Выявить специфику соотношения между двумя основными понятиями, которые вложил Белинский в термин «романтизм», – задача весьма важная и в то же время сложная.
Однако нельзя не заметить, что исследователи наследия Чернышевского касались его концепции о романтизме, но лишь в поле исследования его борьбы за реализм (это в одинаковой степени верно для Богословского, Горунова, Лаврецкого, Бурсова, Караганова, Бугаенко и др.).
Следовательно, взгляды Н.Г. Чернышевского на романтизм не получили того освещения, которое получили взгляды его предшественника В. Белинского на то же самое явление.
Это можно понять, если имеем в виду следующее.
1. Некоторые исследователи считали Чернышевского лишь продолжателем, «воспитанным на статьях Белинского» о романтизме, и, может, поэтому игнорировали его взгляды, считая несправедливо, что они лишь продолжение и, может, повторение взглядов Белинского, хотя – и как укажем ниже − Чернышевский имел свои собственные взгляды на романтизм, которые получили в пылу борьбы и со временем свою эволюцию.
2. Другие исследователи сосредоточивали внимание лишь на самой важной стороне литературно-критической деятельности Чернышевского как теоретика критического реализма и вождя революционной демократии.

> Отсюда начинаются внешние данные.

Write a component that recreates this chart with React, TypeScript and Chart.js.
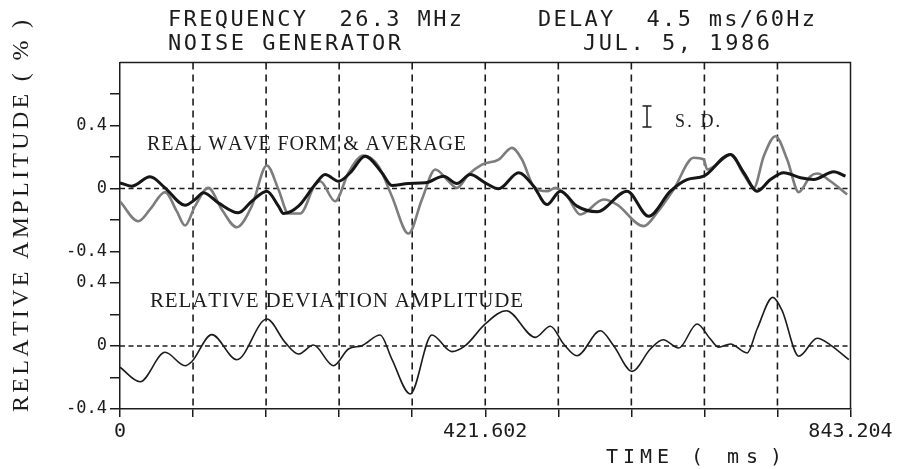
import { useEffect, useRef } from 'react';
import { Chart, registerables } from 'chart.js';

Chart.register(...registerables);

// ---- time axis ----
const TIME_SPAN_MS = 843.204;
const X_TICK_VALUES = [0, 84.3204, 168.6408, 252.9612, 337.2816, 421.602, 505.9224, 590.2428, 674.5632, 758.8836, 843.204];
const X_TICK_LABELS = ['0', '', '', '', '', '421.602', '', '', '', '', '843.204'];

// ---- amplitude ticks for each panel (%) ----
const UPPER_TICKS = [-0.4, -0.2, 0, 0.2, 0.4, 0.6];
const LOWER_TICKS = [-0.4, -0.2, 0, 0.2, 0.4];
const LABELED_TICKS = [-0.4, 0, 0.4];

// ---- average wave form (ms, %) ----
const AVG_T = [0, 13.5, 34.7, 52.0, 75.1, 86.6, 96.2, 113.5, 136.6, 152.1, 169.5, 182.9, 188.6, 206.0, 225.2, 236.8, 252.2, 265.7, 283.0, 302.3, 313.8, 333.0, 352.3, 373.4, 388.9, 404.3, 421.6, 437.0, 460.1, 477.4, 492.9, 508.2, 527.5, 550.6, 585.3, 610.2, 635.3, 654.6, 673.8, 704.6, 720.0, 735.5, 750.8, 766.2, 785.5, 800.8, 823.9, 837.4];
const AVG_V = [0.036, 0.015, 0.074, 0.004, -0.106, -0.070, -0.027, -0.091, -0.154, -0.081, -0.017, -0.112, -0.159, -0.112, 0.025, 0.089, 0.046, 0.100, 0.205, 0.100, 0.019, 0.032, 0.036, 0.078, 0.032, 0.089, 0.036, -0.002, 0.100, 0.015, -0.102, -0.017, -0.112, -0.148, -0.017, -0.176, -0.017, 0.057, 0.078, 0.216, 0.100, -0.017, 0.057, 0.100, 0.068, 0.057, 0.106, 0.078];

// ---- real wave form (ms, %) ----
const REAL_T = [0, 21.1, 34.7, 52.0, 65.5, 75.1, 86.6, 102.0, 117.5, 134.8, 152.1, 169.5, 182.9, 194.4, 207.9, 225.2, 231.0, 248.3, 263.7, 281.0, 298.4, 313.8, 333.0, 348.5, 363.9, 379.2, 388.9, 402.3, 417.8, 437.0, 452.4, 464.0, 477.4, 492.9, 502.5, 516.0, 531.3, 558.3, 573.7, 604.5, 619.9, 639.1, 662.2, 673.8, 677.7, 693.1, 704.6, 720.0, 731.5, 743.1, 756.6, 770.1, 783.5, 797.0, 804.8, 820.1, 839.4];
const REAL_V = [-0.081, -0.208, -0.133, -0.023, -0.144, -0.235, -0.112, 0.004, -0.133, -0.246, -0.112, 0.146, -0.006, -0.159, -0.159, 0.025, 0.046, -0.081, 0.100, 0.210, 0.142, -0.049, -0.286, -0.070, 0.121, 0.046, 0.004, 0.089, 0.152, 0.184, 0.258, 0.184, 0.015, -0.017, 0.004, -0.049, -0.165, -0.070, -0.102, -0.239, -0.154, -0.006, 0.195, 0.184, 0.121, 0.173, 0.216, 0.089, 0.004, 0.205, 0.332, 0.184, -0.023, 0.078, 0.095, 0.046, -0.038];

// ---- relative deviation amplitude (ms, %) ----
const DEV_T = [0, 23.1, 52.0, 75.1, 82.8, 105.9, 134.8, 169.5, 190.6, 206.0, 223.3, 246.4, 263.7, 279.2, 300.3, 313.8, 335.0, 360.0, 383.1, 398.5, 421.6, 445.9, 479.4, 496.7, 512.1, 527.5, 554.4, 569.8, 591.1, 612.2, 626.9, 644.9, 666.1, 681.5, 691.1, 704.6, 723.9, 735.4, 753.5, 764.3, 783.5, 804.8, 820.1, 841.3];
const DEV_V = [-0.135, -0.227, -0.040, -0.125, -0.100, 0.072, -0.087, 0.171, 0.023, -0.051, 0.006, -0.125, -0.019, 0.002, 0.070, -0.083, -0.305, 0.070, -0.036, 0.002, 0.140, 0.224, 0.055, 0.125, 0.013, -0.062, 0.097, 0.002, -0.161, -0.019, 0.040, -0.013, 0.140, 0.044, -0.008, 0.013, -0.044, 0.108, 0.309, 0.224, -0.065, 0.049, 0.006, -0.087];

// Both panels share one vertical axis; each panel's zero sits at its own offset.
const LOWER_ZERO = 0.4;
const UPPER_ZERO = 1.4;
const AXIS_TOP = 2.2;

const INK = '#1c1c1c';
const MONO = '"DejaVu Sans Mono", monospace';
const SERIF = '"Liberation Serif", "DejaVu Serif", serif';

const Y_TICKS = [
  ...LOWER_TICKS.map((v) => ({ value: +(v + LOWER_ZERO).toFixed(3), label: LABELED_TICKS.includes(v) ? String(v) : '' })),
  ...UPPER_TICKS.map((v) => ({ value: +(v + UPPER_ZERO).toFixed(3), label: LABELED_TICKS.includes(v) ? String(v) : '' })),
];

const toPoints = (t: number[], v: number[], zero: number) => t.map((x, i) => ({ x, y: v[i] + zero }));

// Draws text so that its characters are spread evenly between x0 and x1.
function drawSpread(ctx: CanvasRenderingContext2D, text: string, x0: number, x1: number, baseline: number) {
  const chars = [...text];
  const widths = chars.map((c) => ctx.measureText(c).width);
  const total = widths.reduce((a, b) => a + b, 0);
  const gap = chars.length > 1 ? (x1 - x0 - total) / (chars.length - 1) : 0;
  let x = x0;
  ctx.textAlign = 'left';
  ctx.textBaseline = 'alphabetic';
  chars.forEach((c, i) => {
    ctx.fillText(c, x, baseline);
    x += widths[i] + gap;
  });
}

const decorPlugin = {
  id: 'panelDecor',
  beforeDatasetsDraw(chart: any) {
    const { ctx, chartArea: a, scales } = chart;
    ctx.save();
    ctx.strokeStyle = INK;
    ctx.lineWidth = 1.6;
    ctx.setLineDash([7, 5]);
    X_TICK_VALUES.slice(1, -1).forEach((v) => {
      const px = scales.x.getPixelForValue(v);
      ctx.beginPath();
      ctx.moveTo(px, a.top);
      ctx.lineTo(px, a.bottom);
      ctx.stroke();
    });
    ctx.lineWidth = 1.4;
    ctx.setLineDash([5, 3.5]);
    [UPPER_ZERO, LOWER_ZERO].forEach((u) => {
      const py = scales.y.getPixelForValue(u);
      ctx.beginPath();
      ctx.moveTo(a.left, py);
      ctx.lineTo(a.right, py);
      ctx.stroke();
    });
    ctx.restore();
  },
  afterDatasetsDraw(chart: any) {
    const { ctx, chartArea: a } = chart;
    ctx.save();
    ctx.strokeStyle = INK;
    ctx.lineWidth = 1.5;
    ctx.beginPath();
    ctx.moveTo(a.left, a.top);
    ctx.lineTo(a.right, a.top);
    ctx.lineTo(a.right, a.bottom);
    ctx.stroke();
    ctx.restore();
  },
  afterDraw(chart: any) {
    const { ctx } = chart;
    ctx.save();
    ctx.fillStyle = INK;

    // header
    ctx.font = `22px ${MONO}`;
    drawSpread(ctx, 'FREQUENCY  26.3 MHz', 168, 462, 26);
    drawSpread(ctx, 'DELAY  4.5 ms/60Hz', 538, 815, 26);
    drawSpread(ctx, 'NOISE GENERATOR', 168, 401, 50);
    drawSpread(ctx, 'JUL. 5, 1986', 583, 770, 50);

    // axis title (time)
    ctx.font = `20px ${MONO}`;
    drawSpread(ctx, 'TIME', 606, 669, 463);
    ctx.textAlign = 'center';
    ctx.fillText('(', 697, 463);
    drawSpread(ctx, 'ms', 727, 758, 463);
    ctx.textAlign = 'center';
    ctx.fillText(')', 776, 463);

    // axis title (amplitude), rotated
    ctx.save();
    ctx.translate(20, 216);
    ctx.rotate(-Math.PI / 2);
    ctx.font = `24px ${SERIF}`;
    drawSpread(ctx, 'RELATIVE AMPLITUDE ( % )', -196, 196, 8);
    ctx.restore();

    // panel captions
    ctx.font = `20px ${SERIF}`;
    drawSpread(ctx, 'REAL WAVE FORM & AVERAGE', 147, 466, 150);
    ctx.font = `21px ${SERIF}`;
    drawSpread(ctx, 'RELATIVE DEVIATION AMPLITUDE', 150, 523, 307);
    ctx.font = `18px ${SERIF}`;
    drawSpread(ctx, 'S. D.', 675, 720, 127);

    // S.D. bar symbol
    ctx.strokeStyle = INK;
    ctx.lineWidth = 1.5;
    ctx.beginPath();
    ctx.moveTo(647, 106);
    ctx.lineTo(647, 127);
    ctx.moveTo(642.5, 106);
    ctx.lineTo(651.5, 106);
    ctx.moveTo(642.5, 127);
    ctx.lineTo(651.5, 127);
    ctx.stroke();
    ctx.restore();
  },
};

export default function App() {
  const canvasRef = useRef<HTMLCanvasElement | null>(null);

  useEffect(() => {
    const canvas = canvasRef.current;
    if (!canvas) return;
    const chart = new Chart(canvas, {
      type: 'scatter',
      data: {
        datasets: [
          {
            label: 'AVERAGE',
            data: toPoints(AVG_T, AVG_V, UPPER_ZERO),
            showLine: true,
            borderColor: '#161616',
            borderWidth: 3,
            pointRadius: 0,
            cubicInterpolationMode: 'monotone',
          },
          {
            label: 'REAL WAVE FORM',
            data: toPoints(REAL_T, REAL_V, UPPER_ZERO),
            showLine: true,
            borderColor: '#7d7d7d',
            borderWidth: 2.6,
            pointRadius: 0,
            cubicInterpolationMode: 'monotone',
          },
          {
            label: 'RELATIVE DEVIATION AMPLITUDE',
            data: toPoints(DEV_T, DEV_V, LOWER_ZERO),
            showLine: true,
            borderColor: '#1c1c1c',
            borderWidth: 1.6,
            pointRadius: 0,
            cubicInterpolationMode: 'monotone',
          },
        ],
      },
      options: {
        responsive: false,
        animation: false,
        devicePixelRatio: 1,
        events: [],
        layout: { padding: { left: 0, top: 62.5, right: 48.5, bottom: 0 } },
        plugins: { legend: { display: false }, tooltip: { enabled: false } },
        scales: {
          x: {
            type: 'linear',
            min: 0,
            max: TIME_SPAN_MS,
            afterFit: (s: any) => {
              s.height = 60;
            },
            afterBuildTicks: (s: any) => {
              s.ticks = X_TICK_VALUES.map((value) => ({ value }));
            },
            ticks: {
              autoSkip: false,
              maxRotation: 0,
              padding: 3,
              color: INK,
              font: { family: MONO, size: 20 },
              callback: (_v: any, i: number) => X_TICK_LABELS[i],
            },
            grid: { drawOnChartArea: false, drawTicks: true, tickLength: 8, color: INK, lineWidth: 1.5 },
            border: { color: INK, width: 1.5 },
          },
          y: {
            type: 'linear',
            min: 0,
            max: AXIS_TOP,
            afterFit: (s: any) => {
              s.width = 120;
            },
            afterBuildTicks: (s: any) => {
              s.ticks = Y_TICKS.map((t) => ({ value: t.value }));
            },
            ticks: {
              autoSkip: false,
              padding: 3,
              color: INK,
              font: { family: MONO, size: 17 },
              callback: (_v: any, i: number) => Y_TICKS[i].label,
            },
            grid: { drawOnChartArea: false, drawTicks: true, tickLength: 10, color: INK, lineWidth: 1.5 },
            border: { color: INK, width: 1.5 },
          },
        },
      },
      plugins: [decorPlugin],
    });
    return () => chart.destroy();
  }, []);

  return (
    <div style={{ position: 'fixed', left: 0, top: 0, width: 899, height: 469, background: '#fff' }}>
      <canvas ref={canvasRef} width={899} height={469} style={{ display: 'block' }} />
    </div>
  );
}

3. В-третьих, может, из-за неуважения к самому романтизму не сочли нужным отделить концепции великого революционного демократа о романтизме и уделить им какое-либо внимание.
А.Н. Соколов в своей статье «О проблеме романтизма в советском литературоведении» приводит пример такой позиции. С.Н. Дурылии [2] и С.Н. Родзевич [6], считая романтизм Лермонтова большим грехом, ценили в поэте только его реалистические произведения. Соколов комментирует по этому поводу следующее: «Итак, романтизм хуже реализма, и потому, чем больше он приближается к реализму, революционный романтизм, являющийся в сущности своеобразной формой проявления реализма» [2].
Однако статьи о романтизме в двух выше упомянутых сборниках и еще статья С.Н. Петрова, возникшая в «Вестнике московского университета» (филология), изучали романтизм с совсем другой позиции. Некоторые статьи стали лишь поддержкой мнений Гуляева в его известной статье «О спорном в теории романтизма». Эта новая оценка романтизма является поворотным пунктом в современном советском литературоведении, занимающемся исследованием романтизма.
Романтизм уже имеет право не существовать «мирно», а жить наравне с реализмом, раз есть моменты и вещи, которые нельзя изображать реалистически. С.М. Петров дает романтизму право даже на изображение жизни коммунистического общества. «Можно ли сейчас, − спрашивает он в своей вышеупомянутой статье, − в мировой литературе создать, например, образ коммунистического общества? Несомненно. Ведь романтик Шелли создавал образ “золотого векаˮ социализма. Очевидно, и в изображении коммунистического будущего прежде всего будут использованы романтические условные формы» [2].
Это сразу напоминает об известной статье Гуляева «О спорном в теории романтизма», которую можно считать манифестом романтизма в современном русском литературоведении.